Moving objects create ghosting where the same person or car appears multiple times or partially in the final image. You'll spend significant time masking these out or choosing which version to keep. Real estate shoots with people walking through frames are particularly frustrating.

Exposure differences between shots show as visible bands in the stitched image. Even with careful blending, extreme differences are hard to fix. You'll often need to do additional correction work in Photoshop after stitching.

Software crashes and corrupted projects happen when working with large file sets. A 360-degree panorama from a high-resolution camera might involve 50+ images, creating massive project files that strain computer resources. Regular saving becomes essential.

Client expectations sometimes exceed what's technically possible. They'll send poorly shot sequences with insufficient overlap or massive parallax errors and expect perfect results. Learning to spot problem sets before accepting work saves frustration.

Pricing pressure from overseas providers means competing with people charging $5-10 per panorama. You need to either match these rates with high volume efficiency or differentiate on quality and service for clients willing to pay more.

Tips That Actually Help

Learn keyboard shortcuts for your software thoroughly. Panorama stitching involves repetitive actions-setting control points, adjusting masks, switching between views. Shortcuts dramatically speed up workflow.

Develop a systematic quality check process. Zoom to 100% and scan the entire image section by section. Check all seam areas, corners, and edges. Catching problems before delivery prevents revision requests.

Communicate clearly about what's fixable. When clients send problem sets, explain what technical limitations exist rather than struggling with impossible requests. Educate them on what makes sequences easier to stitch-this helps future jobs.

Build templates for common project types. If you regularly do real estate panoramas at specific output sizes, save preset workflows. This reduces repetitive setup time for similar jobs.

Invest in computer RAM if you work with this regularly. Panorama stitching is memory-intensive, especially with high-resolution images. More RAM means fewer crashes and faster processing.

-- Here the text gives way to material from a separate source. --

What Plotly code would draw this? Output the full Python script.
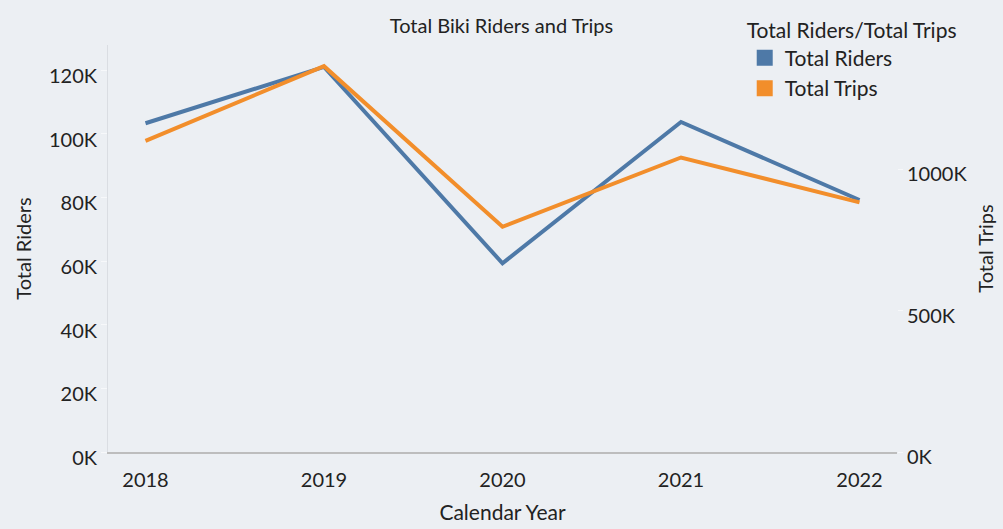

Keep organized file naming systems. When handling multiple properties or locations, clear organization prevents delivering the wrong files or losing track of revisions.

Is This For You?

This works well if you enjoy technical problem-solving and don't mind repetitive work. Every panorama is slightly different, but the core process stays the same. You'll do essentially the same steps hundreds of times with minor variations.

The income is supplementary unless you build significant volume or add related services. Treating this as one offering within broader photo editing services makes more sense than focusing solely on panorama stitching.

You need patience for technical troubleshooting. Some panoramas fight you-alignment won't work, seams won't blend, ghosting won't disappear. You'll spend frustrating hours on problem projects. If technical frustration makes you quit quickly, this isn't a good fit.

The barrier to entry is relatively low, which means competition. You're competing with established overseas providers and automated stitching tools that improve constantly. Success depends on either being very efficient at volume work or providing premium quality that justifies higher rates.

Real estate market cycles affect demand. When housing markets slow, photography work decreases, which means less stitching work. Having diversified income sources helps weather these fluctuations.

If you already do photo editing and want to add a specialized service, panorama stitching complements well with skills transfer between areas. As a standalone side hustle, it requires active client acquisition and efficient workflows to generate worthwhile income.

Side hustle perspective: This is a supplementary income opportunity, not a full-time career replacement. Treat it as a side hustle-something that brings in extra money while you maintain other income sources. Don't expect this to replace a full-time salary.